Cet article est extrait du n°12 de la revue Y, téléchargeable ici.

Source : contrariwise.org.

Source : contrariwise.org.

Cet article est un peu particulier puisqu’il n’est pas question de livres cette fois, ni même de Kindle ou autres livres électroniques mais somme toute d’auteurs : nous voulons parler de tatouage.

Oui de tatouage. De peaux, d’aiguilles, d’encre, de salons où résonnent dans le bourdonnement des machines, les cris des clients torturés. Dans le monde du 10eart, comme certains le qualifient volontiers, se développe depuis un petit moment la mode du tatouage littéraire. Un phénomène qui prend de l’ampleur depuis que Miley Cyrus, Megan Fox, Johnny Depp ou encore Lady Gaga se sont fait encrer les mots d’auteurs qui les ont touchés.

Attention, nous ne parlerons pas de tatouages de textes pseudo romantiques comme « une rose pour ma mère », ou encore « je t’aime pour la vie », « à la vie, à la mort », « tendrement », ou tout autre surnom, date, code caché et private joke que l’on peut trouver ça et là, sur les littoraux en période estivale. Laissons le mauvais goût aux incultes, il s’agit pour notre affaire de s’intéresser aux tatouages de textes d’auteurs, de la petite citation à la page entière d’un roman.

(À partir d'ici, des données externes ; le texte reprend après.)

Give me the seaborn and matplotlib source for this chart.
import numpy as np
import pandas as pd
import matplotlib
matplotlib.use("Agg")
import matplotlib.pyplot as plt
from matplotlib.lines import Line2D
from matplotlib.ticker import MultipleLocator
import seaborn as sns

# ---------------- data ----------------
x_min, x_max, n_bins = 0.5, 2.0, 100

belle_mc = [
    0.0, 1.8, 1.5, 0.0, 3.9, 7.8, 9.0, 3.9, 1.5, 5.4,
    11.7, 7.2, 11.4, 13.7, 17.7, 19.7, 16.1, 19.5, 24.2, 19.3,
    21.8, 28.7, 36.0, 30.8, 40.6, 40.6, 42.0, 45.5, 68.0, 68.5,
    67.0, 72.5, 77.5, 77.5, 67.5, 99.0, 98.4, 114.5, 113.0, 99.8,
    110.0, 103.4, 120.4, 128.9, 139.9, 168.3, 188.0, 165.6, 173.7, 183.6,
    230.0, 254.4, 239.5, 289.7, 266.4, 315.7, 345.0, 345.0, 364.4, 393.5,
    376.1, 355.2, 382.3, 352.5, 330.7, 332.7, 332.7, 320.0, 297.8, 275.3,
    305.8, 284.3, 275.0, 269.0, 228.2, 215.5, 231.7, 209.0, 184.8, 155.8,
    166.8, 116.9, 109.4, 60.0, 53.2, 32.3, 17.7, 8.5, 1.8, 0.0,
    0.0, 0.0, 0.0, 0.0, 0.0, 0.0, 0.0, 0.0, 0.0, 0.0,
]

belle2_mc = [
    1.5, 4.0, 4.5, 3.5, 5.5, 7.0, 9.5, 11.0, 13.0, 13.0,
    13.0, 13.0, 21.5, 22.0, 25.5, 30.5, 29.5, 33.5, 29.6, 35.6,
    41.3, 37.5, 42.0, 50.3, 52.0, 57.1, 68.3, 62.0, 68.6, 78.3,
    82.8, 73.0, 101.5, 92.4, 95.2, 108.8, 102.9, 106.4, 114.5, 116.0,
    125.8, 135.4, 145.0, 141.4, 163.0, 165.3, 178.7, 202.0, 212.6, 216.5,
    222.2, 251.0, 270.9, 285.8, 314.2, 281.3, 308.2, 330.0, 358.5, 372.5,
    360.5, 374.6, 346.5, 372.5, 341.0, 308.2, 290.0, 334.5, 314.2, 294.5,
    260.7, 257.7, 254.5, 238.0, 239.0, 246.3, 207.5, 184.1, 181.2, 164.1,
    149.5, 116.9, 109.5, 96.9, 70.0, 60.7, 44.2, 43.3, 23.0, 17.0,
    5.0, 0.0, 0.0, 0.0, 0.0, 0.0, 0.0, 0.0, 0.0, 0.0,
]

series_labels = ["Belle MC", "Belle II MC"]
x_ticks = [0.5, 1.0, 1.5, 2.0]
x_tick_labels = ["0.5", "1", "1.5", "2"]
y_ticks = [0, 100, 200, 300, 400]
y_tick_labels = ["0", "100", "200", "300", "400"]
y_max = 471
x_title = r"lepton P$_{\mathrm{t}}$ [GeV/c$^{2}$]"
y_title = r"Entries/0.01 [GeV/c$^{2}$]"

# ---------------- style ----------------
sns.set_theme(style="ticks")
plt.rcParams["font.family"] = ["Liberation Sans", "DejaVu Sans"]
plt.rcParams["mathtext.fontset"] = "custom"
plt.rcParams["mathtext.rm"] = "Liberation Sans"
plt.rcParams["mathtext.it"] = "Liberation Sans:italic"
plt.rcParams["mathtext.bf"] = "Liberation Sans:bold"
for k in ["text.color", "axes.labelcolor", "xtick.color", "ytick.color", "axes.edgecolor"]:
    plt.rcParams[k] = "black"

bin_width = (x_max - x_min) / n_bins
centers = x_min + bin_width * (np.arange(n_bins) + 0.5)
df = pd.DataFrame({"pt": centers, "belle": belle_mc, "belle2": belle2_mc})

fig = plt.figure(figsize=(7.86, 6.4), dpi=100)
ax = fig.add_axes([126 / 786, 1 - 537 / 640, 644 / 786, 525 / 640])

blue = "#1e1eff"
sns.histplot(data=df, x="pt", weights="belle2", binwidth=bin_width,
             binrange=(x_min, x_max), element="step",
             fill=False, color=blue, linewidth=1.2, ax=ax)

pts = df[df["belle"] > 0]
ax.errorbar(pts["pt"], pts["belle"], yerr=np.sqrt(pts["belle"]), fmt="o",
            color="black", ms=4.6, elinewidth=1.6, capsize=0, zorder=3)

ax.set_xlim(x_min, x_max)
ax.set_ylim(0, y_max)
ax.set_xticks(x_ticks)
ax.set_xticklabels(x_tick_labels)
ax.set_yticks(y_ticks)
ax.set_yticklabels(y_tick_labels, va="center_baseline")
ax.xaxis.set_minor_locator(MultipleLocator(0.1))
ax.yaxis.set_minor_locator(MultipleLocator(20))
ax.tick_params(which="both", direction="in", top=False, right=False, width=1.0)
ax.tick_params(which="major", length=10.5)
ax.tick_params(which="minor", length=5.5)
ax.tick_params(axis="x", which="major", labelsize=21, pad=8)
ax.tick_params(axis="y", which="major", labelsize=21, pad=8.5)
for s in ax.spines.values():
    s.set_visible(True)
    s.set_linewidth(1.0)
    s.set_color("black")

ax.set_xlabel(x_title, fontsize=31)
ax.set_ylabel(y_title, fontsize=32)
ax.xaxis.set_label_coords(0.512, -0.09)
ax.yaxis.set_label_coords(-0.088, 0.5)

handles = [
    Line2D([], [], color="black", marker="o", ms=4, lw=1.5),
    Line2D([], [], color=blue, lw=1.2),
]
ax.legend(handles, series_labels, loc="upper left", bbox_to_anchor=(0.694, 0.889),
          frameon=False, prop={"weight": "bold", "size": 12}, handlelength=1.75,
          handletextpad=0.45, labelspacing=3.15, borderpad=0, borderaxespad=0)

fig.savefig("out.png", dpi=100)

Les années 1990 sont révolues et avec elles s’en sont allés les très distingués signes tribaux qui pullulaient sur les lombaires halées de jeunes espagnoles, le mulet en étendard, sur les plages de Benidorm et autres Lloret de Mar.

Sort identique pour les signes chinois qui ornaient triceps, mollets et nuques de rebelles en mal d’exotisme, résolument taquins.

Enfin, même si aujourd’hui les tatouages marins et old school se maintiennent plutôt bien et continuent d’orner une majorité de moustachus sur les bords du canal Saint-Martin, il est vrai que d’autres préfèrent le texte, le mot, le littéraire plutôt que le dessin.

Après tout, n’est-ce pas revenir un peu à l’origine du tatouage que de se faire apposer sur le corps des éléments qui ont un sens plutôt qu’une simple esthétique sans réelle signification ? Les maoris se paraient de tatouages indiquant leur statut, leur tribu. Les marins se faisaient encrer leur vécu. Et aujourd’hui ceux qui lisent Katherine Pancol sont dans cette veine du vécu s’ils arborent fièrement sur leur torse : « c’est presque mieux de vivre un amour en rêve ».

Source : 10years10cities.com.

Source : 10years10cities.com.

Outre cette plaisanterie grotesque, on trouve parmi les corps à tatouage littéraire, un grand nombre de citations shakespeariennes, comme si le roi Lear était mieux sur l’omoplate de Megan Fox.

Nietzsche tient également une bonne place et tout aussi sur le flanc de la même Megan Fox. Moins philosophique que les deux précédents, James Joyce est un incontournable du tatouage littéraire, ainsi que Rilke et Tennessee Williams, mais plus à la marge. En pagaille on peut trouver du Salinger, du Beckett, du Bukowski comme du Neruda.

D’après Mariette Julien, professeur de l’université du Québec à Montréal, « un texte fait appel au côté rationnel, tandis que les graphèmes appellent à l’émotion ». En d’autres termes la personnalité de celui qui porte des citations serait davantage dans la réalité que celui qui porte un dessin. Il est vrai que le dessin n’a pas le même poids que les mots écrits. Mais sur un corps… ?

C’est en tout cas l’avis de l’auteure Shelley Jackson, qui a décidé de publier son projet « Skin », non pas en livre, ni en numérique mais tout simplement sur des corps… de 2095 volontaires.

Dans une société de consommation qui tend à retirer les objets qui n’apportent aucune plus value sociale en terme d’image (nous avions déjà évoqué cela dans l’article sur les beaux-livres où il était question d’achat non pour lire mais pour montrer un certain niveau de culture), une telle initiative concilie définitivement les deux maux des égos de notre temps : ne pas être encombré de livres inutiles (entendez, livres de poche) et paraître intéressant. Paraître, seulement.